Lapwings, Golden plover and Starlings in their thousands spend their days on these winter harvested fields. Gulls flock to the plough as the beet land is turned over for Winter wheat. Our wood pigeons and pheasants force pieces of beet the size of gob stoppers down their throats and glean the ground of fresh drilled wheat.

Much of our now thriving deer population. Whether it be Red, Fallow, Roe, Water Deer and Muntjac all benefit from this high energy food source without which our woodland undergrowth and young trees would bear the full front of their voracious appetites. Whether it be Rats which most of us hate or Hares that we have some special connection with the crop is an important part of their food calendar and ultimate survival. Comforting to know that our green energy plans may play another part in securing our wildlife’s future, even if the food industry may have other plans.

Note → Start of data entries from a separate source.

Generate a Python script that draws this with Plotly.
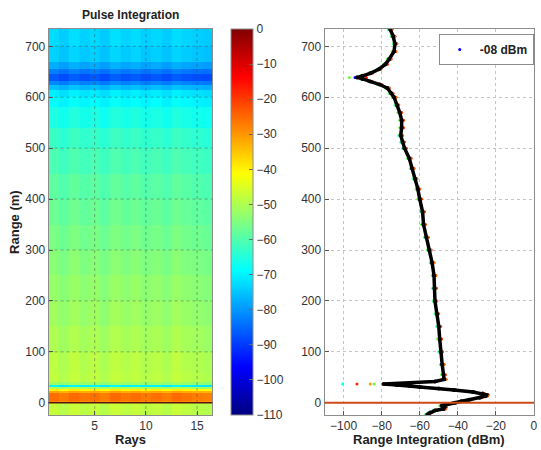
import plotly.graph_objects as go

# ---------------- data ----------------
rays = list(range(1, 17))
ray_ticks = [5, 10, 15]
range_ticks = [0, 100, 200, 300, 400, 500, 600, 700]
power_ticks = [-100, -80, -60, -40, -20, 0]
cbar_ticks = [-110, -100, -90, -80, -70, -60, -50, -40, -30, -20, -10, 0]

# heat-map rows: edges (m) and row power (dBm)
heat_edges = [-24, 0, 3, 20, 24, 28, 31, 35, 40, 60, 100, 150, 200, 250, 300, 350, 400,
              450, 500, 540, 580, 600, 615, 625, 632, 645, 655, 670, 700, 734]
heat_power = [-48, -28, -26, -32, -40, -50, -70, -52, -48.5, -49, -50.5, -52, -53, -54.5,
              -56, -57.5, -59, -61, -63, -66, -69, -71, -76, -82, -87, -83, -78, -74, -73]
ray_offset = [0.5, -1.0, 0.8, -0.6, 0.3, -1.2, 0.9, -0.4, 0.6, -0.8, 0.2, -1.1, 0.7, -0.3, -0.9, -1.4]

# mean range-integration profile (black curve)
prof_range = [733, 720, 705, 690, 675, 665, 655, 647, 642, 639, 636, 631, 625, 618, 608, 600,
              585, 570, 555, 540, 525, 512, 500, 480, 460, 440, 420, 400, 375, 350, 325, 300,
              275, 250, 225, 200, 175, 150, 125, 100, 75, 55, 46, 42, 39, 37, 35, 33, 31, 28,
              25, 21, 18, 15.5, 13, 10, 6, 3, 0, -3, -6, -9, -12, -15, -19, -23]
prof_power = [-75.5, -74, -73, -73.5, -76, -78, -81.5, -86, -90, -93, -90, -86, -81, -77, -75, -73.5,
              -72, -70.5, -69.5, -69.5, -70, -69, -68, -65.5, -64, -62.5, -61, -60, -58.5, -58, -56.5, -55,
              -53.5, -52.5, -52.2, -52, -51, -50, -49.5, -49, -48.2, -47.5, -47.2, -52, -65, -79, -72, -65, -60, -50,
              -42, -32, -27, -25, -25.5, -28.5, -34, -38, -41.5, -47, -48.5, -47, -47.5, -52, -54.5, -56]

# individual ray traces (colour, offset from mean, value at the 37 m dip, value at the 639 m tip)
ray_colors = ["#0000ff", "#66ff33", "#ff2000", "#00ffff", "#ff9900"]
ray_shift = [-0.5, -1.0, 1.0, -0.6, 0.6]
ray_dip = [-78, -84, -93, -100.5, -86]
ray_tip = [-94, -97, -88, -92, -91]

legend_label = "-08 dBm"

# ---------------- figure ----------------
W, H = 541, 450
def fx(px):
    return px / W
def fy(py):
    return (H - py) / H

FONT = "Liberation Sans, Arial, sans-serif"
jet = [[0.0, "rgb(0,0,128)"], [0.125, "rgb(0,0,255)"], [0.375, "rgb(0,255,255)"],
       [0.625, "rgb(255,255,0)"], [0.875, "rgb(255,0,0)"], [1.0, "rgb(128,0,0)"]]

z = [[p + o for o in ray_offset] for p in heat_power]

fig = go.Figure()
fig.add_trace(go.Heatmap(
    x=rays, y=heat_edges, z=z, colorscale=jet, zmin=-110, zmax=0,
    xaxis="x", yaxis="y", showscale=True, showlegend=False,
    colorbar=dict(x=fx(233), xanchor="left", y=fy(222), yanchor="middle",
                  len=386 / H, lenmode="fraction", thickness=22, xpad=0, ypad=0,
                  outlinewidth=1, outlinecolor="#8c8c8c",
                  tickvals=cbar_ticks, ticks="inside", ticklen=4,
                  tickcolor="#666", tickfont=dict(family=FONT, size=12, color="#333")),
))

for i, (c, s, d, t) in enumerate(zip(ray_colors, ray_shift, ray_dip, ray_tip)):
    xs = []
    for r, p in zip(prof_range, prof_power):
        if r == 37:
            xs.append(d)
        elif r == 639:
            xs.append(t)
        else:
            xs.append(p + s)
    fig.add_trace(go.Scatter(
        x=xs, y=prof_range, mode="markers", xaxis="x2", yaxis="y2",
        marker=dict(color=c, size=3), name="<b>" + legend_label + "</b>", showlegend=(i == 0),
    ))

fig.add_trace(go.Scatter(
    x=prof_power, y=prof_range, mode="lines+markers", xaxis="x2", yaxis="y2",
    line=dict(color="black", width=3.5), marker=dict(color="black", size=4),
    showlegend=False,
))

axis_common = dict(showline=True, mirror=True, linecolor="#8c8c8c", linewidth=1,
                   ticks="inside", ticklen=4, tickcolor="#555",
                   showgrid=True, gridcolor="#c4c4c4", griddash="dot", gridwidth=1,
                   zeroline=False, layer="above traces", ticklabeloverflow="allow",
                   tickfont=dict(family=FONT, size=12, color="#333"))

# dotted grid drawn over the heat map (as in the original)
grid_shapes = []
for v in ray_ticks:
    grid_shapes.append(dict(type="line", xref="x", yref="y domain", x0=v, x1=v, y0=0, y1=1,
                            layer="above", line=dict(color="rgba(70,70,70,0.45)", width=1, dash="dot")))
for v in range_ticks[1:]:
    grid_shapes.append(dict(type="line", xref="x domain", yref="y", x0=0, x1=1, y0=v, y1=v,
                            layer="above", line=dict(color="rgba(70,70,70,0.45)", width=1, dash="dot")))

fig.update_layout(
    width=W, height=H, margin=dict(l=0, r=0, t=0, b=0),
    paper_bgcolor="white", plot_bgcolor="white",
    xaxis=dict(domain=[fx(49), fx(214)], range=[0.5, 16.5], tickvals=ray_ticks,
               anchor="y", **axis_common),
    yaxis=dict(domain=[fy(415), fy(29)], range=[-24, 734], tickvals=range_ticks,
               anchor="x", **axis_common),
    xaxis2=dict(domain=[fx(327), fx(538)], range=[-110, 0.05], tickvals=power_ticks,
                anchor="y2", **axis_common),
    yaxis2=dict(domain=[fy(415), fy(29)], range=[-24, 734], tickvals=range_ticks,
                anchor="x2", **axis_common),
    legend=dict(x=fx(442), y=fy(34), xanchor="left", yanchor="top",
                bgcolor="white", bordercolor="#8c8c8c", borderwidth=1,
                font=dict(family=FONT, size=12, color="#222"), itemwidth=30,
                tracegroupgap=0),
    shapes=grid_shapes + [
        dict(type="line", xref="x domain", yref="y", x0=0, x1=1, y0=0, y1=0,
             line=dict(color="rgb(90,20,10)", width=1.5)),
        dict(type="line", xref="x2 domain", yref="y2", x0=0, x1=1, y0=0, y1=0,
             line=dict(color="rgb(205,75,25)", width=2)),
    ],
    annotations=[
        dict(text="<b>Pulse Integration</b>", xref="paper", yref="paper", x=fx(131.5),
             y=fy(15), xanchor="center", yanchor="middle", showarrow=False,
             font=dict(family=FONT, size=12, color="#222")),
        dict(text="<b>Rays</b>", xref="paper", yref="paper", x=fx(131.5),
             y=fy(439), xanchor="center", yanchor="middle", showarrow=False,
             font=dict(family=FONT, size=13, color="#222")),
        dict(text="<b>Range (m)</b>", xref="paper", yref="paper", x=fx(15),
             y=fy(222), xanchor="center", yanchor="middle", showarrow=False,
             textangle=-90, font=dict(family=FONT, size=13, color="#222")),
        dict(text="<b>Range Integration (dBm)</b>", xref="paper", yref="paper", x=fx(432),
             y=fy(439), xanchor="center", yanchor="middle", showarrow=False,
             font=dict(family=FONT, size=13, color="#222")),
    ],
)

# remove the default 8 px page margin so the figure fills the 541x450 window exactly
fig.write_html("out.html", config={"displayModeBar": False},
               post_script="document.body.style.margin='0';document.body.style.overflow='hidden';")
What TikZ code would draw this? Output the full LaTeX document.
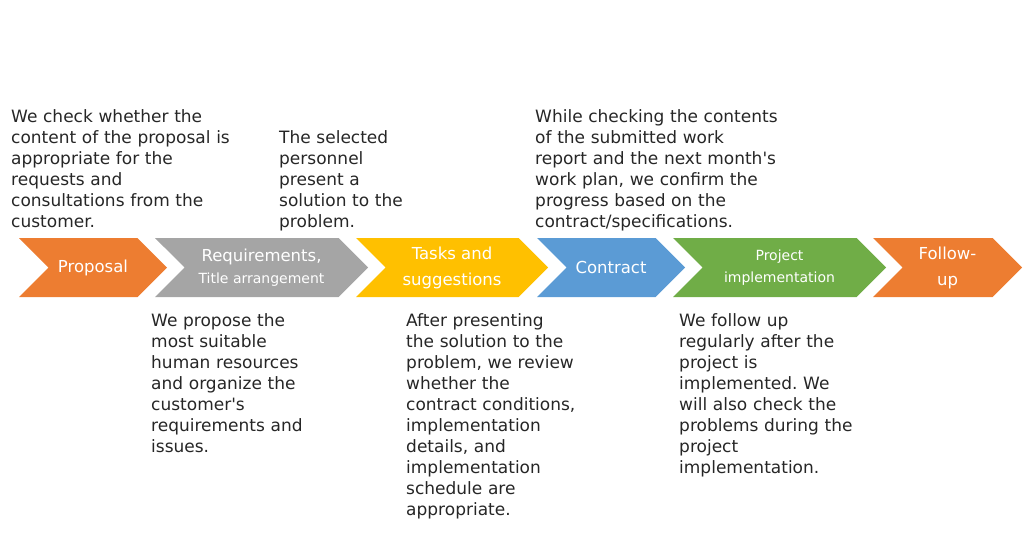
\documentclass[tikz,border=0pt]{standalone}
\usepackage{fontspec}
\setmainfont{DejaVu Sans}
\usetikzlibrary{shapes.symbols}
\definecolor{orgA}{HTML}{ED7D31}
\definecolor{grayA}{HTML}{A5A5A5}
\definecolor{yelA}{HTML}{FFC000}
\definecolor{bluA}{HTML}{5B9BD5}
\definecolor{grnA}{HTML}{70AD47}
\definecolor{txtA}{HTML}{262626}
\frenchspacing
\begin{document}
\begin{tikzpicture}[x=1pt, y=-1pt,
    chev/.style={signal, signal from=west, signal to=east, minimum height=59pt,
      inner sep=0pt, outer sep=0pt, text=white, align=center,
      font=\fontsize{16.5}{26}\selectfont},
    note/.style={anchor=base west, text width=260pt, align=left, inner sep=0pt,
      text=txtA, font=\fontsize{17}{21}\selectfont}]
    \useasboundingbox (0,0) rectangle (1024,535);
    % the steps
    \foreach \nm/\cx/\w/\col/\txt in {
        prop/93/148/orgA/{\raisebox{-1.5pt}{Proposal}},
        req/261.5/213/grayA/{Requirements,\\[-4pt]{\fontsize{14}{22}\selectfont Title arrangement}},
        task/452/192/yelA/{Tasks and\\suggestions},
        cont/611/148/bluA/{\raisebox{-1.5pt}{Contract}},
        impl/779.5/213/grnA/{\fontsize{14}{22}\selectfont Project\\[-4pt]\fontsize{14}{22}\selectfont implementation},
        foll/947.5/149/orgA/{Follow-\\up}}
      \node[chev, fill=\col, minimum width=\w pt] (\nm) at (\cx,267.5) {\txt};
    % texts above
    \node[note] (prop-note) at (11,122) {We check whether the\\content of the proposal is\\appropriate for the\\requests and\\consultations from the\\customer.};
    \node[note] (task-note) at (279,143) {The selected\\personnel\\present a\\solution to the\\problem.};
    \node[note] (impl-note) at (535,122) {While checking the contents\\of the submitted work\\report and the next month\textquotesingle s\\work plan, we confirm the\\progress based on the\\contract/specifications.};
    % texts below
    \node[note] (req-note) at (151,326) {We propose the\\most suitable\\human resources\\and organize the\\customer\textquotesingle s\\requirements and\\issues.};
    \node[note] (cont-note) at (406,326) {After presenting\\the solution to the\\problem, we review\\whether the\\contract conditions,\\implementation\\details, and\\implementation\\schedule are\\appropriate.};
    \node[note] (foll-note) at (679,326) {We follow up\\regularly after the\\project is\\implemented. We\\will also check the\\problems during the\\project\\implementation.};
  \end{tikzpicture}
\end{document}
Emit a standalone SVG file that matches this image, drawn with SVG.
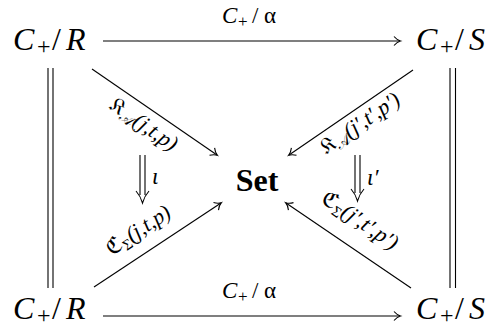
<svg xmlns="http://www.w3.org/2000/svg" width="492" height="333" viewBox="0 0 492 333">
<style>
.n{font-family:'Liberation Serif','Times New Roman',Times,serif;font-size:32px;fill:#000}
.i{font-style:italic}
.sub{font-size:24px}
.l{font-family:'Liberation Serif','Times New Roman',Times,serif;font-size:23px;fill:#000}
.ls{font-size:17px}
.d{font-family:'Liberation Serif','Times New Roman','DejaVu Serif','DejaVu Sans',serif;font-size:22px;fill:#000}
.ds{font-size:15px}
.ln{stroke:#000;stroke-width:1.1;fill:none}
</style>
<defs>
<marker id="ah" markerWidth="12" markerHeight="12" refX="9" refY="6" orient="auto" markerUnits="userSpaceOnUse">
<path d="M3,1.5 Q6,5 9.5,6 Q6,7 3,10.5" fill="none" stroke="#000" stroke-width="1.1"/>
</marker>
</defs>
<g id="connectors">
<line class="ln" x1="103" y1="41" x2="400" y2="41" marker-end="url(#ah)"/>
<text class="l" y="23"><tspan x="222" class="i">C</tspan><tspan x="238" dy="4" class="ls">+</tspan><tspan x="252" dy="-4">/</tspan><tspan x="264">α</tspan></text>
<line class="ln" x1="103" y1="316" x2="400" y2="316" marker-end="url(#ah)"/>
<text class="l" y="298"><tspan x="222" class="i">C</tspan><tspan x="238" dy="4" class="ls">+</tspan><tspan x="252" dy="-4">/</tspan><tspan x="264">α</tspan></text>
<line class="ln" x1="48" y1="68" x2="48" y2="288"/>
<line class="ln" x1="53" y1="68" x2="53" y2="288"/>
<line class="ln" x1="450" y1="68" x2="450" y2="288"/>
<line class="ln" x1="455.5" y1="68" x2="455.5" y2="288"/>
<line class="ln" x1="92" y1="69" x2="217" y2="155" marker-end="url(#ah)"/>
<line class="ln" x1="94" y1="287" x2="221" y2="203" marker-end="url(#ah)"/>
<line class="ln" x1="413" y1="70" x2="289" y2="155" marker-end="url(#ah)"/>
<line class="ln" x1="411" y1="288" x2="286" y2="203" marker-end="url(#ah)"/>
<text class="d" transform="translate(140,130) rotate(34.5)" text-anchor="middle">𝔎<tspan class="ds" dy="4">𝒜</tspan><tspan dy="-4" font-style="italic">(j,t,p)</tspan></text>
<text class="d" transform="translate(142,236) rotate(-33.5)" text-anchor="middle">ℭ<tspan class="ds" dy="4">Σ</tspan><tspan dy="-4" font-style="italic">(j,t,p)</tspan></text>
<text class="d" transform="translate(364,129) rotate(-34.4)" text-anchor="middle">𝔎<tspan class="ds" dy="4">𝒜</tspan><tspan dy="-4" font-style="italic">(j′,t′,p′)</tspan></text>
<text class="d" transform="translate(356,226) rotate(34.2)" text-anchor="middle">ℭ<tspan class="ds" dy="4">Σ</tspan><tspan dy="-4" font-style="italic">(j′,t′,p′)</tspan></text>
<path class="ln" d="M140,155 V195 M145,155 V195 M136,191 Q140.5,196 142.5,203 Q144.5,196 149,191"/>
<text class="l" x="152" y="184" font-style="italic">ι</text>
<path class="ln" d="M355,155 V193 M360,155 V193 M351,189 Q355.5,194 357.5,201 Q359.5,194 364,189"/>
<text class="l" x="367" y="185" font-style="italic">ι′</text>
</g>
<g id="node-tl"><text class="n" y="50"><tspan x="13" class="i">C</tspan><tspan x="37" dy="4" class="sub">+</tspan><tspan x="52" dy="-4">/</tspan><tspan x="66" class="i">R</tspan></text></g>
<g id="node-tr"><text class="n" y="50"><tspan x="416" class="i">C</tspan><tspan x="440" dy="4" class="sub">+</tspan><tspan x="455" dy="-4">/</tspan><tspan x="469" class="i">S</tspan></text></g>
<g id="node-bl"><text class="n" y="319"><tspan x="13" class="i">C</tspan><tspan x="37" dy="4" class="sub">+</tspan><tspan x="52" dy="-4">/</tspan><tspan x="66" class="i">R</tspan></text></g>
<g id="node-br"><text class="n" y="319"><tspan x="416" class="i">C</tspan><tspan x="440" dy="4" class="sub">+</tspan><tspan x="455" dy="-4">/</tspan><tspan x="469" class="i">S</tspan></text></g>
<g id="node-set"><text class="n" x="257" y="191" text-anchor="middle" font-weight="bold" font-size="30">Set</text></g>
</svg>
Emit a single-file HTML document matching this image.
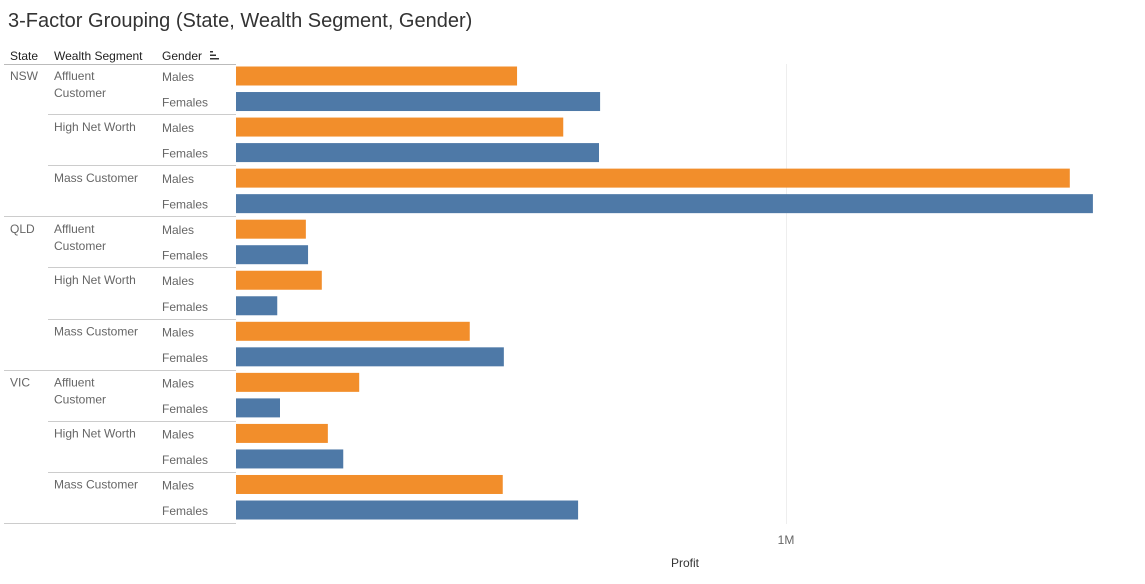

The Gun wagon trundles out onto the Parkland permanent pasture ( never ploughed for Sugar beet!) preserved for generations surrounded by five hundred year old oaks. I think how  privileged we are to tread where fellow sportsmen long gone spent their Winter days, and what would they would have seen, certainly not Muntjac !

Mid-January and the snow and ice are here. The last of the sugar beet are lifted on the frozen ground avoiding the quagmire. The freezing conditions promise a good chance of sport on our Woodcock day.